**DATA RECORDS:**
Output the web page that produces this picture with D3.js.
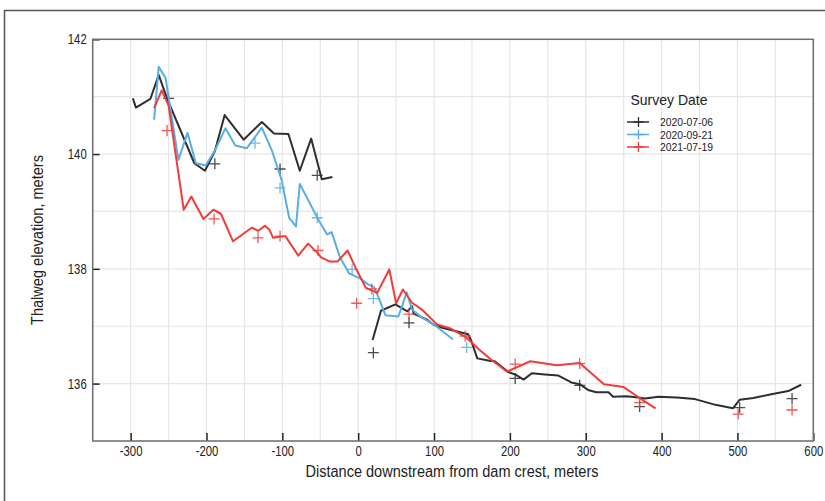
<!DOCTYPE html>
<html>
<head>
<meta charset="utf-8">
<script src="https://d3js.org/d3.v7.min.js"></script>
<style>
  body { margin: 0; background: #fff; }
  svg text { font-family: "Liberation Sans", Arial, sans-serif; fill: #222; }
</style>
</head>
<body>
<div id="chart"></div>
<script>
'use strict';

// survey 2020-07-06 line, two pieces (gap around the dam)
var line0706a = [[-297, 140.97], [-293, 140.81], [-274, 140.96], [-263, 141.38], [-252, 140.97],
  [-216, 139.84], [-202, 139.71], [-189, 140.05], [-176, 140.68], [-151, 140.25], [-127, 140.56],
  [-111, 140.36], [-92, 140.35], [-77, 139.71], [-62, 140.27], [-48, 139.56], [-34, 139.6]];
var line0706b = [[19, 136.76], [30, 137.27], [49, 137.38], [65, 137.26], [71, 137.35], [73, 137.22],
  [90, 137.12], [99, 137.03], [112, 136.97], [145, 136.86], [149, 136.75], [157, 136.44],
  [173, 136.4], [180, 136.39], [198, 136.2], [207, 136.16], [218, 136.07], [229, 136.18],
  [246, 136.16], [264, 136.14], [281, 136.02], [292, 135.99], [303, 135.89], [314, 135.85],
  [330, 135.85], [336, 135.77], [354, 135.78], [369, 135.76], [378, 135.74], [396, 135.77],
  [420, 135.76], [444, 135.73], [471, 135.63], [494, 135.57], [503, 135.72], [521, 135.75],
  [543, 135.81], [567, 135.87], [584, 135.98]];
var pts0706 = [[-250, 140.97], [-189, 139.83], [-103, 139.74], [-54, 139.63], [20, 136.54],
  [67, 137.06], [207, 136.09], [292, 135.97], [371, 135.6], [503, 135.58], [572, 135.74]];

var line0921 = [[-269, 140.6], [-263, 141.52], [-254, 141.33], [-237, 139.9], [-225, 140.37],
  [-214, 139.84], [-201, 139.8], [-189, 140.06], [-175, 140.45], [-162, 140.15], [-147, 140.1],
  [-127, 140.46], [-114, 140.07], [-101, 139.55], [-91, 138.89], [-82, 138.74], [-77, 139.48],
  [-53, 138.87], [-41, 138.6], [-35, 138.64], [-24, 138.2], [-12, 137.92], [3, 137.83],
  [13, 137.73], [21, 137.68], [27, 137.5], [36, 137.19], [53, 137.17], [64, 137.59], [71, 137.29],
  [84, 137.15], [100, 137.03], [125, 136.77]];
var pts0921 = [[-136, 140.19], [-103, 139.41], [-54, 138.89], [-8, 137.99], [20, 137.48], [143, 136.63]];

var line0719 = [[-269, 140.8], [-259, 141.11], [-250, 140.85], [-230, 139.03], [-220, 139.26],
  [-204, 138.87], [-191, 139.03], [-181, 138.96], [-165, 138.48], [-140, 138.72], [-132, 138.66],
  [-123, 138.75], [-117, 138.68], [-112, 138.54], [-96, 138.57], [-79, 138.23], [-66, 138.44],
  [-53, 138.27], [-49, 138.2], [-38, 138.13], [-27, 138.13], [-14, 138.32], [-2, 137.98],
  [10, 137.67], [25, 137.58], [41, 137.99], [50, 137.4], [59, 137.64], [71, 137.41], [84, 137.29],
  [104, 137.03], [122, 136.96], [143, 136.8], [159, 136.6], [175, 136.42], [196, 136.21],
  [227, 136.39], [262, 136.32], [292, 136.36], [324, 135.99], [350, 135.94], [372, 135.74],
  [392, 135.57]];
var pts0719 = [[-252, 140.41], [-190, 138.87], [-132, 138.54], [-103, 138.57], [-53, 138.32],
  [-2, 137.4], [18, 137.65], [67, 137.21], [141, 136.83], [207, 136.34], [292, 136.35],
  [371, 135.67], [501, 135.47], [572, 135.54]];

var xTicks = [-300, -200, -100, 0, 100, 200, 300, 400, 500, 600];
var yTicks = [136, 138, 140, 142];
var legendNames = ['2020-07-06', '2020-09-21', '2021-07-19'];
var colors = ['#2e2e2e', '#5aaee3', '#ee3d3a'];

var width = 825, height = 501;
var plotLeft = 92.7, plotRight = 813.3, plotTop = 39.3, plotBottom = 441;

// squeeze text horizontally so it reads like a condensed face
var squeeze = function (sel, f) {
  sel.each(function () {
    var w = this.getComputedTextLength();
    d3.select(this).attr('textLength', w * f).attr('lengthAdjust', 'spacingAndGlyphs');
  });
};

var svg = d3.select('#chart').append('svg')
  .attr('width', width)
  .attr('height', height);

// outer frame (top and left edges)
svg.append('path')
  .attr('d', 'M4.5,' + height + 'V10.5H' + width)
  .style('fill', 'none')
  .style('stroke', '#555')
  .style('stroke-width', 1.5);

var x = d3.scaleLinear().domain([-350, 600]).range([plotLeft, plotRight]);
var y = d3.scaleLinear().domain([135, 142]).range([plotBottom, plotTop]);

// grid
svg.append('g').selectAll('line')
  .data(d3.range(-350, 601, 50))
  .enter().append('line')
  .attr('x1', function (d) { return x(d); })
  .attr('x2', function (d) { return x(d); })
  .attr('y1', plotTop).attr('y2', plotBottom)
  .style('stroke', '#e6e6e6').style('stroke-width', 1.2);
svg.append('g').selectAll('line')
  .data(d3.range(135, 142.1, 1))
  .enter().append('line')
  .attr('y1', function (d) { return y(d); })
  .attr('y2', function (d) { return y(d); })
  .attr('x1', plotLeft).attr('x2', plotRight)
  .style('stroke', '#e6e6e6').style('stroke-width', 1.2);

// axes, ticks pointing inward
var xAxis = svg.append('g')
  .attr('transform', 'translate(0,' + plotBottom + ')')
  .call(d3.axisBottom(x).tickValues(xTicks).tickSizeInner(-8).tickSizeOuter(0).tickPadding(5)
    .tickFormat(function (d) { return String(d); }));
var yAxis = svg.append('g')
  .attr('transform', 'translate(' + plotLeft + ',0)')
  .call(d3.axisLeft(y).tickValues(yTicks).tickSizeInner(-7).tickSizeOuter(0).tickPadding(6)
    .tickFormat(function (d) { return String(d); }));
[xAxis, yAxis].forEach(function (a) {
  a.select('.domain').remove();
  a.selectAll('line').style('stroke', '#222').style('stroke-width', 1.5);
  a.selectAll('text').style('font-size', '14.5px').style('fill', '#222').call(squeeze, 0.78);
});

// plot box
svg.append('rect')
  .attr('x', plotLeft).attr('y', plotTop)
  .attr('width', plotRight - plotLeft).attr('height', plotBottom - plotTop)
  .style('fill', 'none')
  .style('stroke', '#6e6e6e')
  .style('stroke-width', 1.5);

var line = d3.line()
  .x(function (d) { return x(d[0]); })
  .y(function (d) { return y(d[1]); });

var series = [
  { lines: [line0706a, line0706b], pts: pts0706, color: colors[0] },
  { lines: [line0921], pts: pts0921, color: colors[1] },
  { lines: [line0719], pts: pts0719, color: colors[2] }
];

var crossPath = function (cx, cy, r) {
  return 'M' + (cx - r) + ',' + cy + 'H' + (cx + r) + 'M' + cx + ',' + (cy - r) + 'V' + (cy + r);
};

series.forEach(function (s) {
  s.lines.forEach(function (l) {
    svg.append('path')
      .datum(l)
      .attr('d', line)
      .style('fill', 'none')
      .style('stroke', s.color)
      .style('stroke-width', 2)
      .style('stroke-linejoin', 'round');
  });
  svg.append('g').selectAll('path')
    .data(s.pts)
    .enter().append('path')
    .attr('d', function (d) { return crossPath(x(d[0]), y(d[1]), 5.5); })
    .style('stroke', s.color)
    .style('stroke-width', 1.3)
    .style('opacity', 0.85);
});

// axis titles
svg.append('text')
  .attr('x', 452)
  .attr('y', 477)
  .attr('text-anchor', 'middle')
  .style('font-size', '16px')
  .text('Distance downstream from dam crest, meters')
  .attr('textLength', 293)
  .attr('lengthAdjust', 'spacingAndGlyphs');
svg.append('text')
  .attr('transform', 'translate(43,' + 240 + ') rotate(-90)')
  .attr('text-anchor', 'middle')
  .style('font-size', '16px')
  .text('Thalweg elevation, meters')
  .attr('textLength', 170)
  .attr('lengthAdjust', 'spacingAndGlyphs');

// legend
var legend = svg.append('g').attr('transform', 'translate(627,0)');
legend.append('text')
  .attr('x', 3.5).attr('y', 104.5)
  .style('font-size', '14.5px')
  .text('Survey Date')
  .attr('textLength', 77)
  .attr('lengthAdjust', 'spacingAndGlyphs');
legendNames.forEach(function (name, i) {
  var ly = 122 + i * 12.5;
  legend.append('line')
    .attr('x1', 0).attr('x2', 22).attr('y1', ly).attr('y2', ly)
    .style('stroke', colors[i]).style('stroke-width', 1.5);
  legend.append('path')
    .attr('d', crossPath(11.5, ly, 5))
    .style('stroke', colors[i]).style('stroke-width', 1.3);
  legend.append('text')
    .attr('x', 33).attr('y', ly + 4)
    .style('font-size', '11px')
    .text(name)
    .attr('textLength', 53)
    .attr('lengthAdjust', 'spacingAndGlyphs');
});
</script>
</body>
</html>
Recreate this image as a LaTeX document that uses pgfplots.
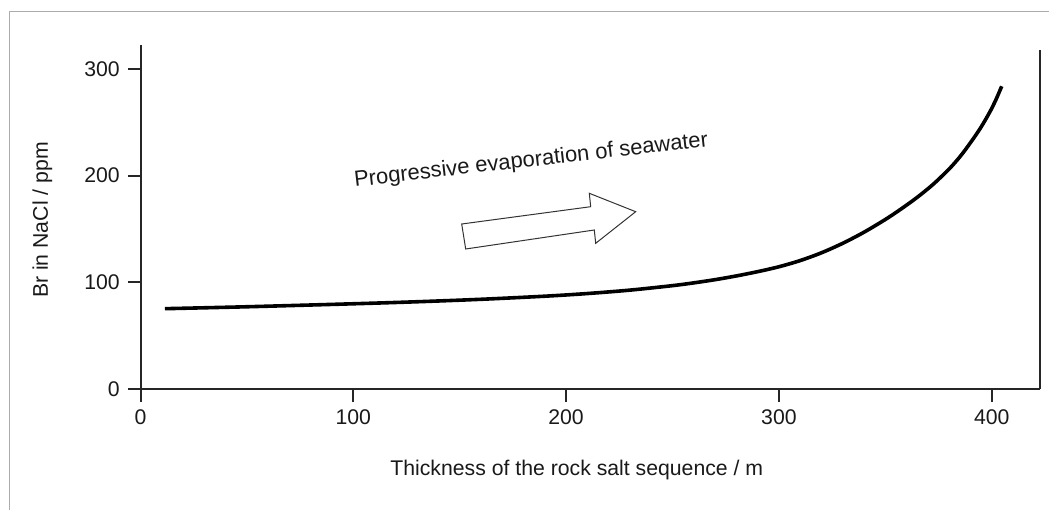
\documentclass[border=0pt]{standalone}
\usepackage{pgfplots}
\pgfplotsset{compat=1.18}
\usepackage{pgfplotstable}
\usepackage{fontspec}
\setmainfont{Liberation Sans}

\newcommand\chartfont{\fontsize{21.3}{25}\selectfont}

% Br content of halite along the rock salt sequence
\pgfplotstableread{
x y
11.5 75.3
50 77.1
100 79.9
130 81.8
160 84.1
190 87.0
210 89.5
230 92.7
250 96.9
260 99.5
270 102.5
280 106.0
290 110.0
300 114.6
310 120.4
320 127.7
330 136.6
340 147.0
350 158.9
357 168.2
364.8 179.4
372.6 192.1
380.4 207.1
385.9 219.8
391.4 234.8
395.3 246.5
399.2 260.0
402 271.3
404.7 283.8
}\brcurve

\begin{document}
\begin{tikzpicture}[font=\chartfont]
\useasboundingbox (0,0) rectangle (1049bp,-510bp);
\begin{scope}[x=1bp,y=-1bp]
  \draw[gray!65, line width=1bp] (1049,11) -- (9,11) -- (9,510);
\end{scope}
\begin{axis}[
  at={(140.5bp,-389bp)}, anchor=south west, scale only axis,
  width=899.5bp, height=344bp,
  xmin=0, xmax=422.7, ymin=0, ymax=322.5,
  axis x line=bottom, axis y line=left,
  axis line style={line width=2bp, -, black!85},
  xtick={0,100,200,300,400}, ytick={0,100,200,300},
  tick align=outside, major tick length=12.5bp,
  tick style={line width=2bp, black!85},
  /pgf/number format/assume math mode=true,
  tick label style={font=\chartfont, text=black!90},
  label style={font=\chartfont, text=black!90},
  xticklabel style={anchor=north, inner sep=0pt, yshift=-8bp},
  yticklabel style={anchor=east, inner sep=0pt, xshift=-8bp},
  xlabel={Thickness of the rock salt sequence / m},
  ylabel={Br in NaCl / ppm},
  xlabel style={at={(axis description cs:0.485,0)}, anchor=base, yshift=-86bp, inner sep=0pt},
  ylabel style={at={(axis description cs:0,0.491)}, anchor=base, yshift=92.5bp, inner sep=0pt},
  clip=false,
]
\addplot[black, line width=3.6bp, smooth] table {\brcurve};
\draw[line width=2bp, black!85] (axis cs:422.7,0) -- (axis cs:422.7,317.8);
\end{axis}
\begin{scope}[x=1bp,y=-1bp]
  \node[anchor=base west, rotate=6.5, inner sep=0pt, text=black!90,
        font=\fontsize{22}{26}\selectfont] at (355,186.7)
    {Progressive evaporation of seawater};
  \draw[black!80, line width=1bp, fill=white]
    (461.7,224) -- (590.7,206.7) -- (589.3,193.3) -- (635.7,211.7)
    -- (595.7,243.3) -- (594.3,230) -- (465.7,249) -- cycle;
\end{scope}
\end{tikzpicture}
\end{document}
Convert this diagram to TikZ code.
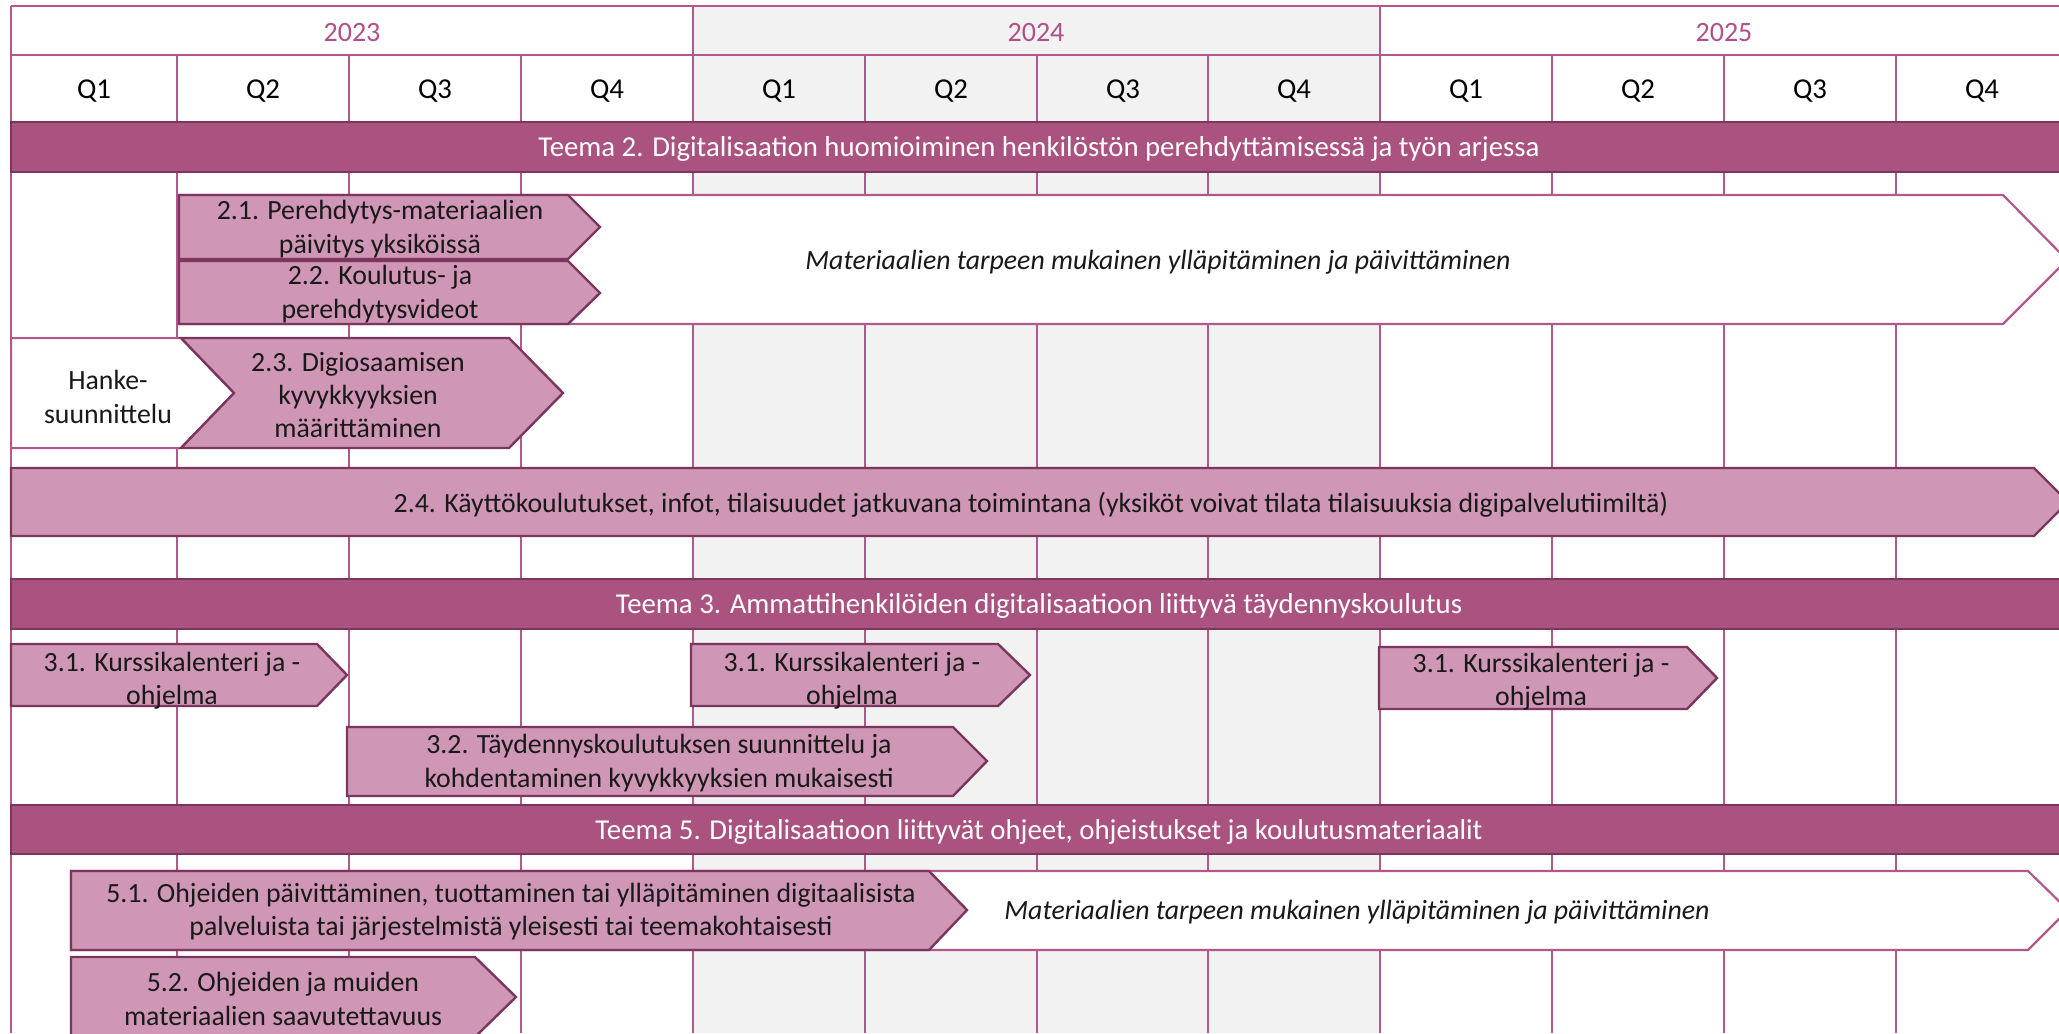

**WHAT YOU WILL DO:**
Repeat the lines above, starting at the first and stopping after the line that holds "137.48], [143, 136.63]];", with the pictures left out.

**OUTPUT FOR THIS TASK:**
Output the web page that produces this picture with D3.js.
<!DOCTYPE html>
<html>
<head>
<meta charset="utf-8">
<script src="https://d3js.org/d3.v7.min.js"></script>
<style>
  body { margin: 0; background: #fff; }
  svg text { font-family: "Liberation Sans", Arial, sans-serif; fill: #222; }
</style>
</head>
<body>
<div id="chart"></div>
<script>
'use strict';

// survey 2020-07-06 line, two pieces (gap around the dam)
var line0706a = [[-297, 140.97], [-293, 140.81], [-274, 140.96], [-263, 141.38], [-252, 140.97],
  [-216, 139.84], [-202, 139.71], [-189, 140.05], [-176, 140.68], [-151, 140.25], [-127, 140.56],
  [-111, 140.36], [-92, 140.35], [-77, 139.71], [-62, 140.27], [-48, 139.56], [-34, 139.6]];
var line0706b = [[19, 136.76], [30, 137.27], [49, 137.38], [65, 137.26], [71, 137.35], [73, 137.22],
  [90, 137.12], [99, 137.03], [112, 136.97], [145, 136.86], [149, 136.75], [157, 136.44],
  [173, 136.4], [180, 136.39], [198, 136.2], [207, 136.16], [218, 136.07], [229, 136.18],
  [246, 136.16], [264, 136.14], [281, 136.02], [292, 135.99], [303, 135.89], [314, 135.85],
  [330, 135.85], [336, 135.77], [354, 135.78], [369, 135.76], [378, 135.74], [396, 135.77],
  [420, 135.76], [444, 135.73], [471, 135.63], [494, 135.57], [503, 135.72], [521, 135.75],
  [543, 135.81], [567, 135.87], [584, 135.98]];
var pts0706 = [[-250, 140.97], [-189, 139.83], [-103, 139.74], [-54, 139.63], [20, 136.54],
  [67, 137.06], [207, 136.09], [292, 135.97], [371, 135.6], [503, 135.58], [572, 135.74]];

var line0921 = [[-269, 140.6], [-263, 141.52], [-254, 141.33], [-237, 139.9], [-225, 140.37],
  [-214, 139.84], [-201, 139.8], [-189, 140.06], [-175, 140.45], [-162, 140.15], [-147, 140.1],
  [-127, 140.46], [-114, 140.07], [-101, 139.55], [-91, 138.89], [-82, 138.74], [-77, 139.48],
  [-53, 138.87], [-41, 138.6], [-35, 138.64], [-24, 138.2], [-12, 137.92], [3, 137.83],
  [13, 137.73], [21, 137.68], [27, 137.5], [36, 137.19], [53, 137.17], [64, 137.59], [71, 137.29],
  [84, 137.15], [100, 137.03], [125, 136.77]];
var pts0921 = [[-136, 140.19], [-103, 139.41], [-54, 138.89], [-8, 137.99], [20, 137.48], [143, 136.63]];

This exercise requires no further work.